Objective -
Copy the lines below as they are; omit the images they contain.

Records provided -

►

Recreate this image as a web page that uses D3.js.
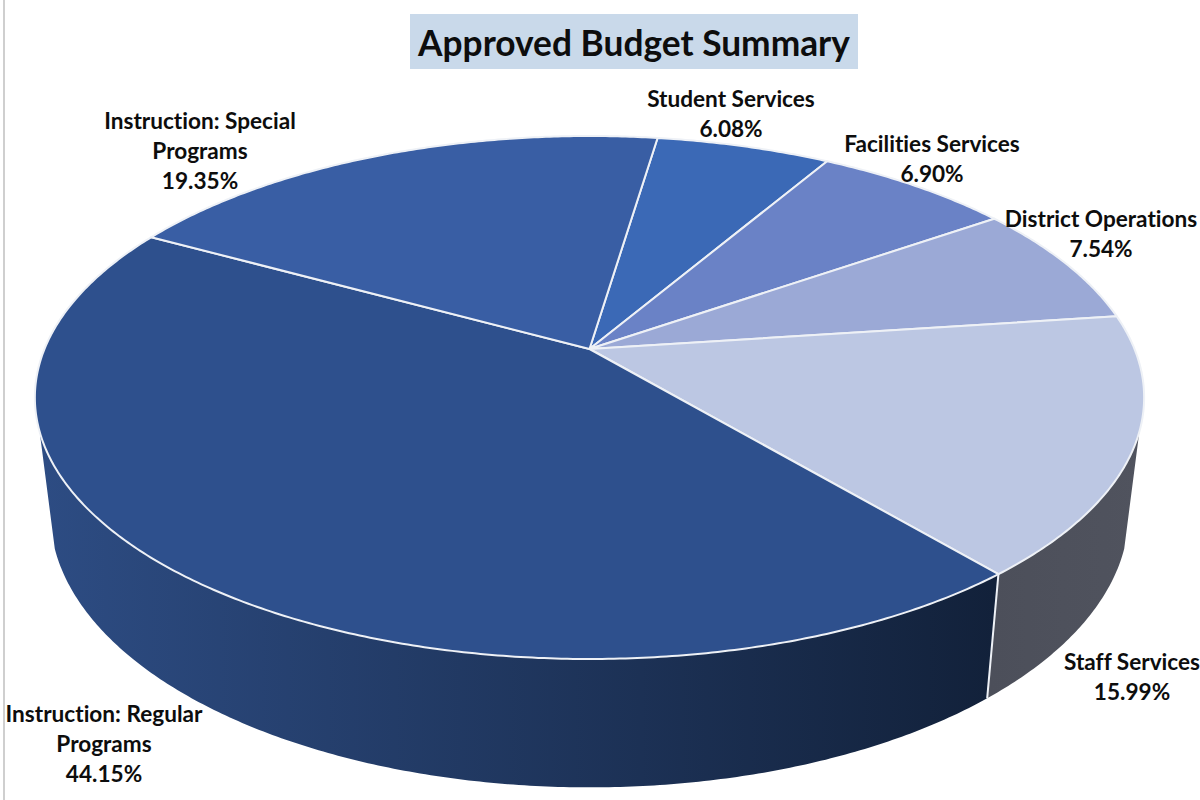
<!DOCTYPE html>
<html>
<head>
<meta charset="utf-8">
<script src="https://cdn.jsdelivr.net/npm/d3@7"></script>
<style>
html,body{margin:0;padding:0;background:#fff;}
svg{display:block;}
text{font-family:Lato,"Open Sans",sans-serif;font-weight:700;fill:#0d0d0d;text-anchor:middle;font-variant-ligatures:none;}
</style>
</head>
<body>
<svg id="chart" width="1200" height="800"></svg>
<script>
// Budget shares, clockwise from the Student Services slice
const categories = ["Student Services","Facilities Services","District Operations","Staff Services","Instruction: Regular Programs","Instruction: Special Programs"];
const shares = [6.08, 6.90, 7.54, 15.99, 44.15, 19.35];
const topColors = ["#3b69b6","#6a82c6","#9ba9d6","#bcc7e3","#2e508d","#395ea4"];
const labelLines = [
  ["Student Services","6.08%"],
  ["Facilities Services","6.90%"],
  ["District Operations","7.54%"],
  ["Staff Services","15.99%"],
  ["Instruction: Regular","Programs","44.15%"],
  ["Instruction: Special","Programs","19.35%"]
];
const titleText = "Approved Budget Summary";

const svg = d3.select("#chart");
const deg = Math.PI / 180;

// Perspective disc: far edge shrinks, near edge grows
const persp = 0.1855;
const topPlane = {cx: 589.5, cy: 349, rx: 545, ry: 252.5};
const bottomPlane = {cx: 589.5, cy: 462, rx: 530, ry: 265};
function project(plane, a) {
  const d = Math.cos(a), u = Math.sin(a), s = 1 / (1 + persp * d);
  return [plane.cx + plane.rx * u * s, plane.cy - plane.ry * d * s];
}
const line = d3.line();

function arcPoints(plane, a0, a1) {
  const n = Math.max(2, Math.ceil(Math.abs(a1 - a0) / (0.5 * deg)));
  return d3.range(n + 1).map(i => project(plane, a0 + (a1 - a0) * i / n));
}

const pie = d3.pie().sort(null).value(d => d)
  .startAngle(8.5 * deg).endAngle(368.5 * deg);
const slices = pie(shares);

// Left page rule
svg.append("rect").attr("x", 3).attr("y", 0).attr("width", 2).attr("height", 800).attr("fill", "#cfcfcf");

// Shaded gradients for the wall
const defs = svg.append("defs");
const sideRamps = {
  3: ["side-staff", 990, 1140, "#4c4f5a", "#50535e"],
  4: ["side-regular", 40, 995, "#2d4c83", "#12213a"]
};
Object.values(sideRamps).forEach(([id, x1, x2, c1, c2]) => {
  const g = defs.append("linearGradient").attr("id", id)
    .attr("gradientUnits", "userSpaceOnUse")
    .attr("x1", x1).attr("x2", x2).attr("y1", 0).attr("y2", 0);
  g.append("stop").attr("offset", 0).attr("stop-color", c1);
  g.append("stop").attr("offset", 1).attr("stop-color", c2);
});

// Visible wall runs between the two silhouette angles
const wallStart = 108 * deg, wallEnd = 252 * deg;
slices.forEach((s, i) => {
  const a0 = Math.max(s.startAngle, wallStart), a1 = Math.min(s.endAngle, wallEnd);
  if (a1 <= a0 || !sideRamps[i]) return;
  const outline = arcPoints(topPlane, a0, a1).concat(arcPoints(bottomPlane, a1, a0));
  svg.append("path").attr("d", line(outline) + "Z").attr("fill", `url(#${sideRamps[i][0]})`);
});

// Divider on the wall between Staff Services and the regular programs
const seam = slices[3].endAngle;
svg.append("path").attr("d", line([project(topPlane, seam), project(bottomPlane, seam)]))
  .attr("stroke", "#eef1f6").attr("stroke-width", 2).attr("fill", "none");

// Top face wedges
const apex = [topPlane.cx, topPlane.cy];
svg.selectAll("path.wedge").data(slices).join("path")
  .attr("class", "wedge")
  .attr("d", s => line([apex].concat(arcPoints(topPlane, s.startAngle, s.endAngle))) + "Z")
  .attr("fill", (s, i) => topColors[i])
  .attr("stroke", "#eef1f6").attr("stroke-width", 2).attr("stroke-linejoin", "round");

// Title with its tinted plate
svg.append("rect").attr("x", 410).attr("y", 14).attr("width", 448).attr("height", 55).attr("fill", "#c9d9ea");
svg.append("text").attr("x", 634).attr("y", 56).attr("font-size", 35.3).text(titleText);

// Slice labels
const labelAnchors = [[731,107],[932,152],[1101,227],[1132,670],[104,722],[200,129]];
svg.selectAll("g.label").data(labelLines).join("g")
  .attr("class", "label")
  .attr("transform", (d, i) => `translate(${labelAnchors[i][0]},${labelAnchors[i][1]})`)
  .selectAll("text").data(d => d).join("text")
  .attr("y", (d, i) => i * 30).attr("font-size", 22.6).text(d => d);
</script>
</body>
</html>
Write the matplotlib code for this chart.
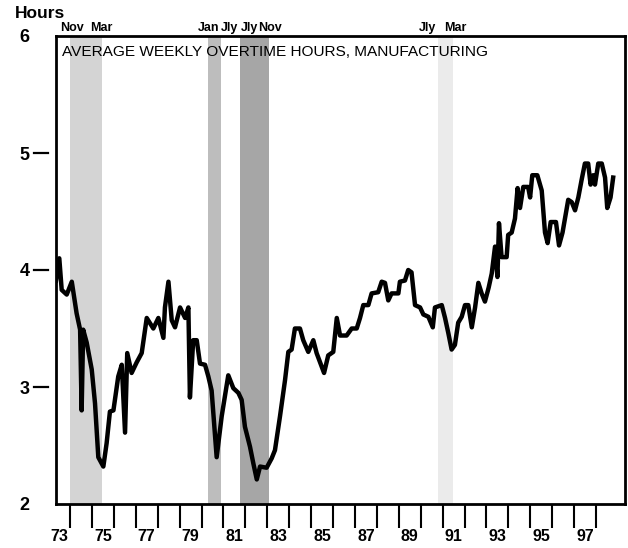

◄

Response below -
Recreate this image as a web page that uses D3.js.
<!DOCTYPE html>
<html>
<head>
<meta charset="utf-8">
<script src="https://cdn.jsdelivr.net/npm/d3@7"></script>
<style>
html,body{margin:0;padding:0;background:#fff;}
svg{display:block;}
text{font-family:Lato,"Open Sans",sans-serif;font-weight:700;fill:#0d0d0d;text-anchor:middle;font-variant-ligatures:none;}
</style>
</head>
<body>
<svg id="chart" width="1200" height="800"></svg>
<script>
// Budget shares, clockwise from the Student Services slice
const categories = ["Student Services","Facilities Services","District Operations","Staff Services","Instruction: Regular Programs","Instruction: Special Programs"];
const shares = [6.08, 6.90, 7.54, 15.99, 44.15, 19.35];
const topColors = ["#3b69b6","#6a82c6","#9ba9d6","#bcc7e3","#2e508d","#395ea4"];
const labelLines = [
  ["Student Services","6.08%"],
  ["Facilities Services","6.90%"],
  ["District Operations","7.54%"],
  ["Staff Services","15.99%"],
  ["Instruction: Regular","Programs","44.15%"],
  ["Instruction: Special","Programs","19.35%"]
];
const titleText = "Approved Budget Summary";

const svg = d3.select("#chart");
const deg = Math.PI / 180;

// Perspective disc: far edge shrinks, near edge grows
const persp = 0.1855;
const topPlane = {cx: 589.5, cy: 349, rx: 545, ry: 252.5};
const bottomPlane = {cx: 589.5, cy: 462, rx: 530, ry: 265};
function project(plane, a) {
  const d = Math.cos(a), u = Math.sin(a), s = 1 / (1 + persp * d);
  return [plane.cx + plane.rx * u * s, plane.cy - plane.ry * d * s];
}
const line = d3.line();

function arcPoints(plane, a0, a1) {
  const n = Math.max(2, Math.ceil(Math.abs(a1 - a0) / (0.5 * deg)));
  return d3.range(n + 1).map(i => project(plane, a0 + (a1 - a0) * i / n));
}

const pie = d3.pie().sort(null).value(d => d)
  .startAngle(8.5 * deg).endAngle(368.5 * deg);
const slices = pie(shares);

// Left page rule
svg.append("rect").attr("x", 3).attr("y", 0).attr("width", 2).attr("height", 800).attr("fill", "#cfcfcf");

// Shaded gradients for the wall
const defs = svg.append("defs");
const sideRamps = {
  3: ["side-staff", 990, 1140, "#4c4f5a", "#50535e"],
  4: ["side-regular", 40, 995, "#2d4c83", "#12213a"]
};
Object.values(sideRamps).forEach(([id, x1, x2, c1, c2]) => {
  const g = defs.append("linearGradient").attr("id", id)
    .attr("gradientUnits", "userSpaceOnUse")
    .attr("x1", x1).attr("x2", x2).attr("y1", 0).attr("y2", 0);
  g.append("stop").attr("offset", 0).attr("stop-color", c1);
  g.append("stop").attr("offset", 1).attr("stop-color", c2);
});

// Visible wall runs between the two silhouette angles
const wallStart = 108 * deg, wallEnd = 252 * deg;
slices.forEach((s, i) => {
  const a0 = Math.max(s.startAngle, wallStart), a1 = Math.min(s.endAngle, wallEnd);
  if (a1 <= a0 || !sideRamps[i]) return;
  const outline = arcPoints(topPlane, a0, a1).concat(arcPoints(bottomPlane, a1, a0));
  svg.append("path").attr("d", line(outline) + "Z").attr("fill", `url(#${sideRamps[i][0]})`);
});

// Divider on the wall between Staff Services and the regular programs
const seam = slices[3].endAngle;
svg.append("path").attr("d", line([project(topPlane, seam), project(bottomPlane, seam)]))
  .attr("stroke", "#eef1f6").attr("stroke-width", 2).attr("fill", "none");

// Top face wedges
const apex = [topPlane.cx, topPlane.cy];
svg.selectAll("path.wedge").data(slices).join("path")
  .attr("class", "wedge")
  .attr("d", s => line([apex].concat(arcPoints(topPlane, s.startAngle, s.endAngle))) + "Z")
  .attr("fill", (s, i) => topColors[i])
  .attr("stroke", "#eef1f6").attr("stroke-width", 2).attr("stroke-linejoin", "round");

// Title with its tinted plate
svg.append("rect").attr("x", 410).attr("y", 14).attr("width", 448).attr("height", 55).attr("fill", "#c9d9ea");
svg.append("text").attr("x", 634).attr("y", 56).attr("font-size", 35.3).text(titleText);

// Slice labels
const labelAnchors = [[731,107],[932,152],[1101,227],[1132,670],[104,722],[200,129]];
svg.selectAll("g.label").data(labelLines).join("g")
  .attr("class", "label")
  .attr("transform", (d, i) => `translate(${labelAnchors[i][0]},${labelAnchors[i][1]})`)
  .selectAll("text").data(d => d).join("text")
  .attr("y", (d, i) => i * 30).attr("font-size", 22.6).text(d => d);
</script>
</body>
</html>
Write the matplotlib code for this chart.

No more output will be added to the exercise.